Twitter sortiere die unerwünschten Inhalte in drei grobe Kategorien: Illegales, Spam und „Alltags“-Desinformation. Um die ersten beiden Kategorien kümmere sich das firmeninterne Moderationsteam. Je nach Priorität der Inhalte dauere es nur wenige Stunden, bis ein Inhalt entfernt sei, sagte Costello.

Community Notes

Im Gegensatz dazu sollen sich die User künftig selbst um die Alltagsdesinformation kümmern. So lautet Elon Musks Plan. Dafür ist in den USA ein neues Tool eingeführt worden, die „Community Notes“. Dort können User kritische Inhalte selbst zusammentragen, ihre Gefährlichkeit bewerten und markieren. Das sei ein „dezentrales System wie bei Wikipedia“, erläuterte der Twitter-Vertreter. Dort funktioniere das gut.

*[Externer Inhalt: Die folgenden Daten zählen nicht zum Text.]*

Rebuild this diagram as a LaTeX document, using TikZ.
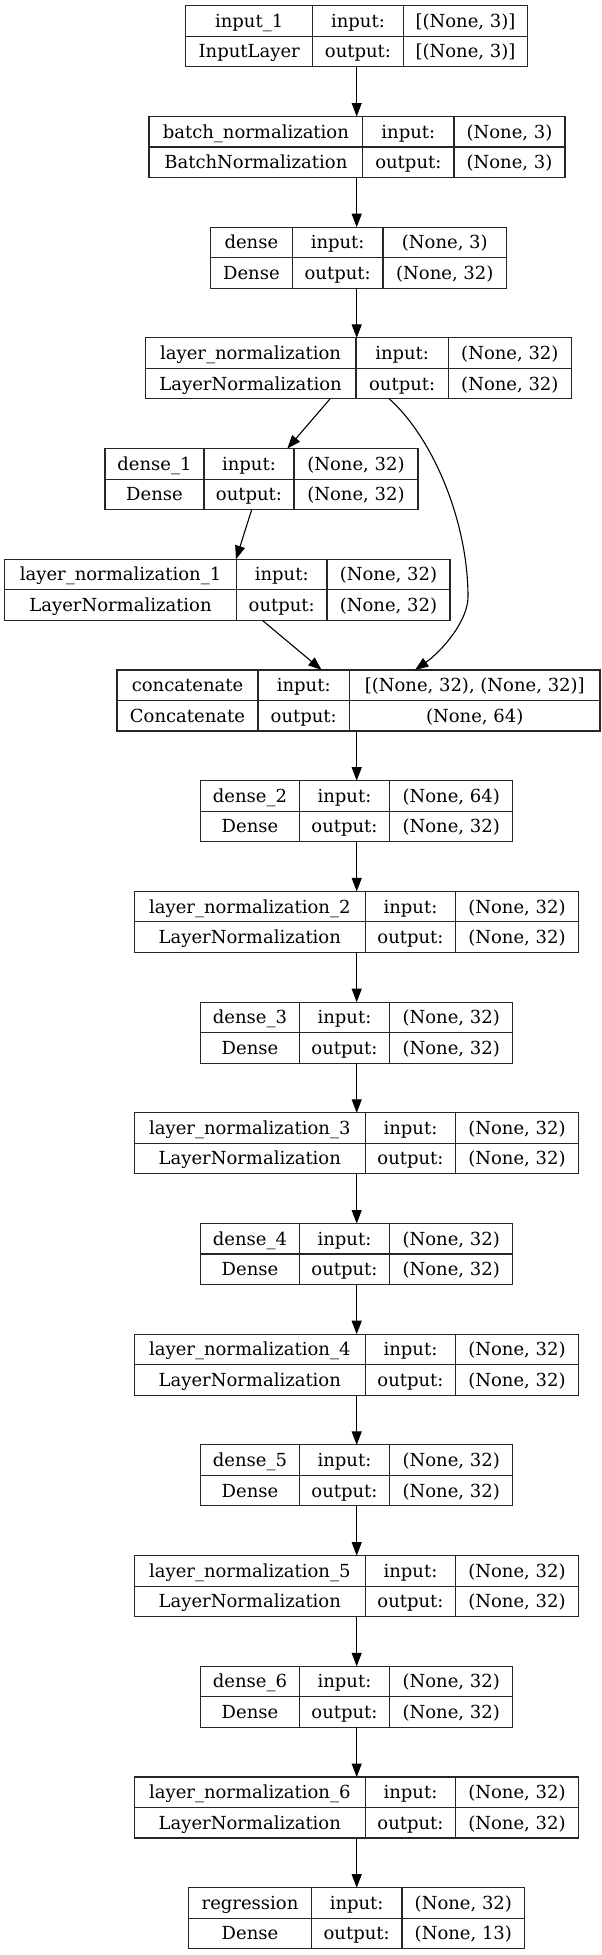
\documentclass[tikz,border=0pt]{standalone}
\usepackage{fontspec}
\setmainfont{DejaVu Serif}
\usetikzlibrary{arrows.meta,calc}
\newcommand\kbox[9]{%
  \def\kbN{#1}\def\kbT{#2}\def\kbA{#3}\def\kbB{#4}\def\kbC{#5}\def\kbD{#6}%
  \def\kbP{#7}\def\kbQ{#8}\def\kbR{#9}\kbfinish}
\newcommand\kbfinish[1]{%
  \pgfmathsetmacro\kbcx{(\kbA+\kbD)/2}%
  \pgfmathsetmacro\kbw{\kbD-\kbA}%
  \node[box,minimum width=\kbw pt,minimum height=61pt] (\kbN) at (\kbcx,\kbT+30.5) {};
  \draw[sepline] (\kbN.west) -- (\kbN.east);
  \draw[sepline] (\kbB,\kbT) -- (\kbB,\kbT+61);
  \draw[sepline] (\kbC,\kbT) -- (\kbC,\kbT+61);
  \node[txt] (\kbN-1) at ({(\kbA+\kbB)/2},\kbT+21.6) {\kbP};
  \node[txt] (\kbN-2) at ({(\kbA+\kbB)/2},\kbT+52.1) {\kbQ};
  \node[txt] (\kbN-3) at ({(\kbB+\kbC)/2},\kbT+21.6) {input:};
  \node[txt] (\kbN-4) at ({(\kbB+\kbC)/2},\kbT+52.1) {output:};
  \node[txt] (\kbN-5) at ({(\kbC+\kbD)/2},\kbT+21.6) {\kbR};
  \node[txt] (\kbN-6) at ({(\kbC+\kbD)/2},\kbT+52.1) {#1};
}
\begin{document}
\begin{tikzpicture}[x=1pt,y=-1pt,
  box/.style={draw=black!85,line width=1.1pt,inner sep=0pt,outer sep=0pt},
  sepline/.style={draw=black!85,line width=1.1pt},
  txt/.style={inner sep=0pt,anchor=base,font=\fontsize{18}{20}\selectfont},
  arr/.style={draw=black,line width=1.1pt,-{Triangle[length=13.5pt,width=10pt]}}]
\fill[white] (0,0) rectangle (602,1955);
\useasboundingbox (0,0) rectangle (602,1955);
\coordinate (axis) at (356.7,0);

\kbox{L0}{5.8}{185.7}{312.7}{403.3}{527.7}{input\_1}{InputLayer}{[(None, 3)]}{[(None, 3)]}
\kbox{L1}{116.5}{149}{362.7}{454}{565}{batch\_normalization}{BatchNormalization}{(None, 3)}{(None, 3)}
\kbox{L2}{227.2}{210.5}{292.3}{383}{506.6}{dense}{Dense}{(None, 3)}{(None, 32)}
\kbox{L3}{337.9}{145.2}{356}{448.3}{571.4}{layer\_normalization}{LayerNormalization}{(None, 32)}{(None, 32)}
\kbox{L4}{448.6}{105}{204}{294}{418}{dense\_1}{Dense}{(None, 32)}{(None, 32)}
\kbox{L5}{559.3}{4.6}{236.5}{327}{450}{layer\_normalization\_1}{LayerNormalization}{(None, 32)}{(None, 32)}
\kbox{L6}{670.0}{117}{258}{349.5}{600}{concatenate}{Concatenate}{[(None, 32), (None, 32)]}{(None, 64)}
\kbox{L7}{780.7}{200.7}{299.3}{389.7}{512.7}{dense\_2}{Dense}{(None, 64)}{(None, 32)}
\kbox{L8}{891.4}{134.3}{365.3}{455.7}{578.3}{layer\_normalization\_2}{LayerNormalization}{(None, 32)}{(None, 32)}
\kbox{L9}{1002.1}{200.7}{299.3}{389.7}{512.7}{dense\_3}{Dense}{(None, 32)}{(None, 32)}
\kbox{L10}{1112.8}{134.3}{365.3}{455.7}{578.3}{layer\_normalization\_3}{LayerNormalization}{(None, 32)}{(None, 32)}
\kbox{L11}{1223.5}{200.7}{299.3}{389.7}{512.7}{dense\_4}{Dense}{(None, 32)}{(None, 32)}
\kbox{L12}{1334.2}{134.3}{365.3}{455.7}{578.3}{layer\_normalization\_4}{LayerNormalization}{(None, 32)}{(None, 32)}
\kbox{L13}{1444.9}{200.7}{299.3}{389.7}{512.7}{dense\_5}{Dense}{(None, 32)}{(None, 32)}
\kbox{L14}{1555.6}{134.3}{365.3}{455.7}{578.3}{layer\_normalization\_5}{LayerNormalization}{(None, 32)}{(None, 32)}
\kbox{L15}{1666.3}{200.7}{299.3}{389.7}{512.7}{dense\_6}{Dense}{(None, 32)}{(None, 32)}
\kbox{L16}{1777.0}{134.3}{365.3}{455.7}{578.3}{layer\_normalization\_6}{LayerNormalization}{(None, 32)}{(None, 32)}
\kbox{L17}{1887.7}{188.7}{311.3}{402}{524.7}{regression}{Dense}{(None, 32)}{(None, 13)}

\draw[arr] (L0.south -| axis) -- (L1.north -| axis);
\draw[arr] (L1.south -| axis) -- (L2.north -| axis);
\draw[arr] (L2.south -| axis) -- (L3.north -| axis);
\draw[arr] ([xshift=-28.3pt]L3.south) -- ([xshift=25.8pt]L4.north);
\coordinate (bend) at (468,597);
\draw[arr] ([xshift=31pt]L3.south) .. controls (432,437) and (468,520) .. (bend)
  .. controls (468,620) and (443.3,650) .. ([xshift=56.5pt]L6.north);
\draw[arr] ([xshift=-9.8pt]L4.south) -- ([xshift=8.7pt]L5.north);
\draw[arr] ([xshift=35pt]L5.south) -- ([xshift=-36.8pt]L6.north);
\foreach \a/\b in {L6/L7,L7/L8,L8/L9,L9/L10,L10/L11,L11/L12,L12/L13,L13/L14,L14/L15,L15/L16,L16/L17}
  \draw[arr] (\a.south -| axis) -- (\b.north -| axis);
\end{tikzpicture}
\end{document}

Tatsächlich meldete Twitter laut der ZAC NRW im letzten Berichtszeitraum (Juli – Dezember 2022) mehr Hasskriminalität. Catarina dos Santos-Wirtz (MdB, CDU) wollte die Ursachen wissen. Diese Zahl hatte Costello parat. Twitter habe circa 100.000 zusätzliche Meldungen gemacht.

Große Skepsis

Domscheit-Berg kritisierte, dass Twitter keinen rechtlichen Vertreter mehr in Deutschland habe. Der Firmenvertreter erwiderte, dass ein sehr erfahrener Kollege in Dublin nun der Verantwortliche für die Einhaltung des DSA sei. „Er war auch bei dem Treffen mit Breton“, sagte Costello.

„Der Ausschuss hat eine große Skepsis, ob Twitter den Verpflichtungen aus dem NetzDG nachkommen kann“, fasst Tabea Rößner (Bündnis 90 / Die Grünen) am Ende die Anhörung zusammen. Die Vorsitzende des Digitalausschusses im Bundestag spricht den Abgeordneten aus dem Herzen, scheint es.